Ahora les deja también su paz: “La paz les dejo, les doy mi paz, y no como la da el mundo” (v. 27). Jesús pronuncia estas palabras cuando el Imperio romano está en paz; no hay guerras; todos los pueblos han sido sometidos a Roma. Y sin embargo, no es ésta la paz que Él promete. Ésta es la paz del mundo, basada en la fuerza de las legiones, no en la justicia. Es la paz que aprueba la esclavitud, la marginación, la opresión a los vencidos, la prepotencia de los vencedores.
La paz prometida por Jesús se realiza cuando se establecen entre los hombres relaciones nuevas; cuando la voluntad de competir, de dominar, de ser los primeros cede el puesto al servicio, al amor desinteresado por los últimos. Las comunidades cristianas son llamadas a ser el lugar donde todos puedan experimentar el comienzo de esta paz.

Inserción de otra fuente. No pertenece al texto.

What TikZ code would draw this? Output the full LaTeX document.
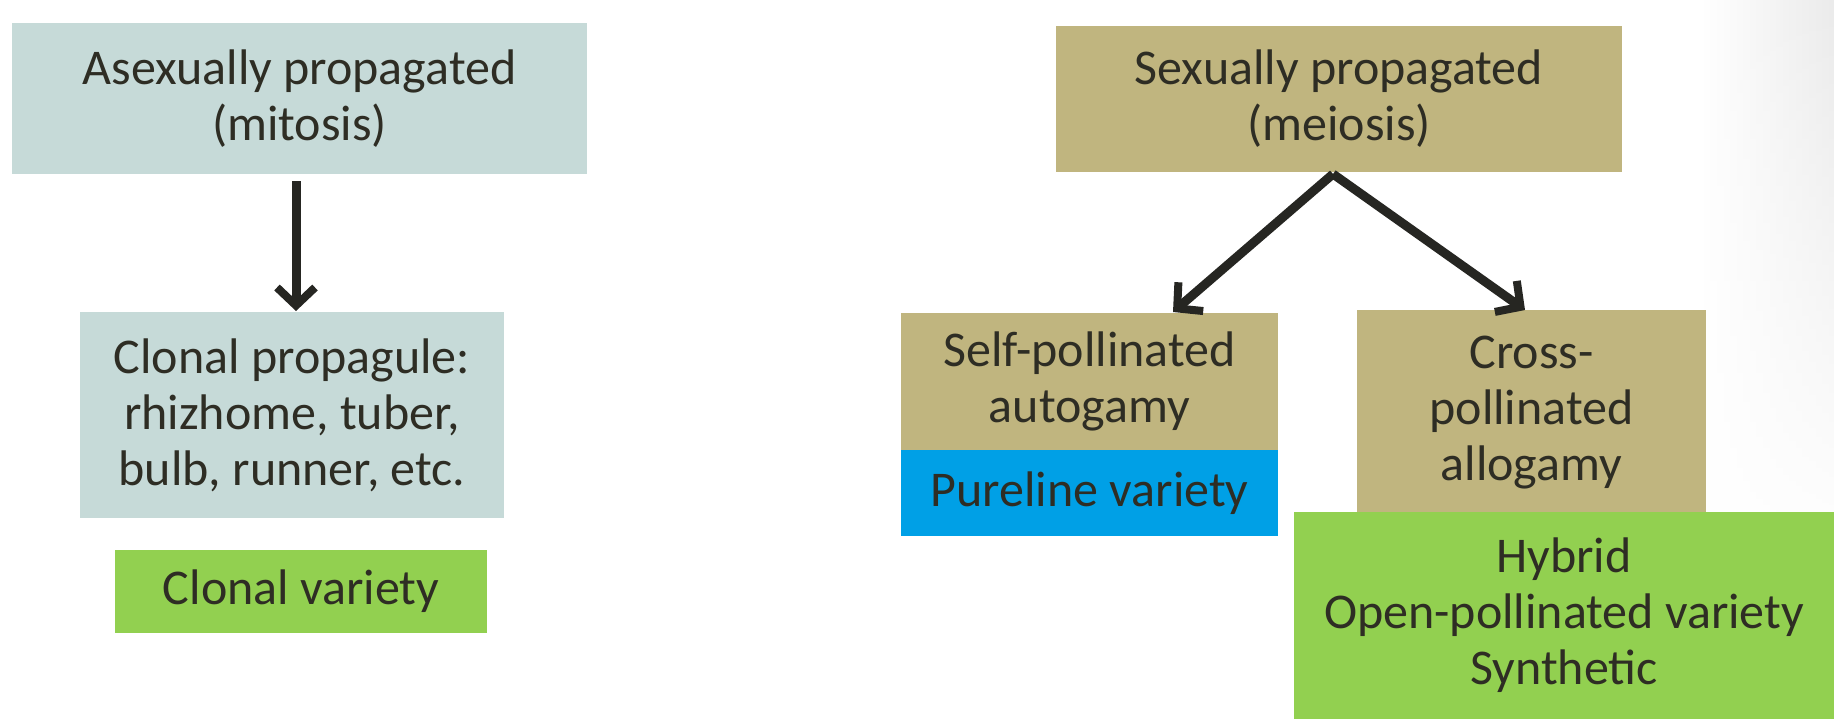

La última parte del pasaje (vv. 28-29) es más bien enigmática: no es fácil entender por qué los discípulos deberían alegrarse por la marcha de Jesús y qué quiere decir cuando éste afirma que el Padre es mayor que Él. Comencemos a explicar la alegría. Notemos, ante todo, que esta alegría la siente solo quien ama a Jesús. “Si me amaran” significa: si estuvieran en sintonía con mis sentimientos, si compartieran mis pensamientos y proyectos, se alegrarían porque estoy a punto de llevar a cumplimiento la misión que el Padre me ha encomendado. La muerte del Maestro asusta a los discípulos porque éstos no han sido todavía iluminados por el Espíritu Santo, no comprenden que su gesto de Amor dará comienzo a un mundo nuevo caracterizado por su paz.
La afirmación acerca de la inferioridad de Jesús respecto al Padre se explica con el lenguaje usado por los rabinos. Éstos hablan de superioridad e inferioridad para distinguir al enviado de quien lo envía. Mientras esté en el mundo, no ha llevado a término su misión. Hasta que no vuelva al Padre, Jesús es el ‘inferior’, es decir, el enviado del Padre.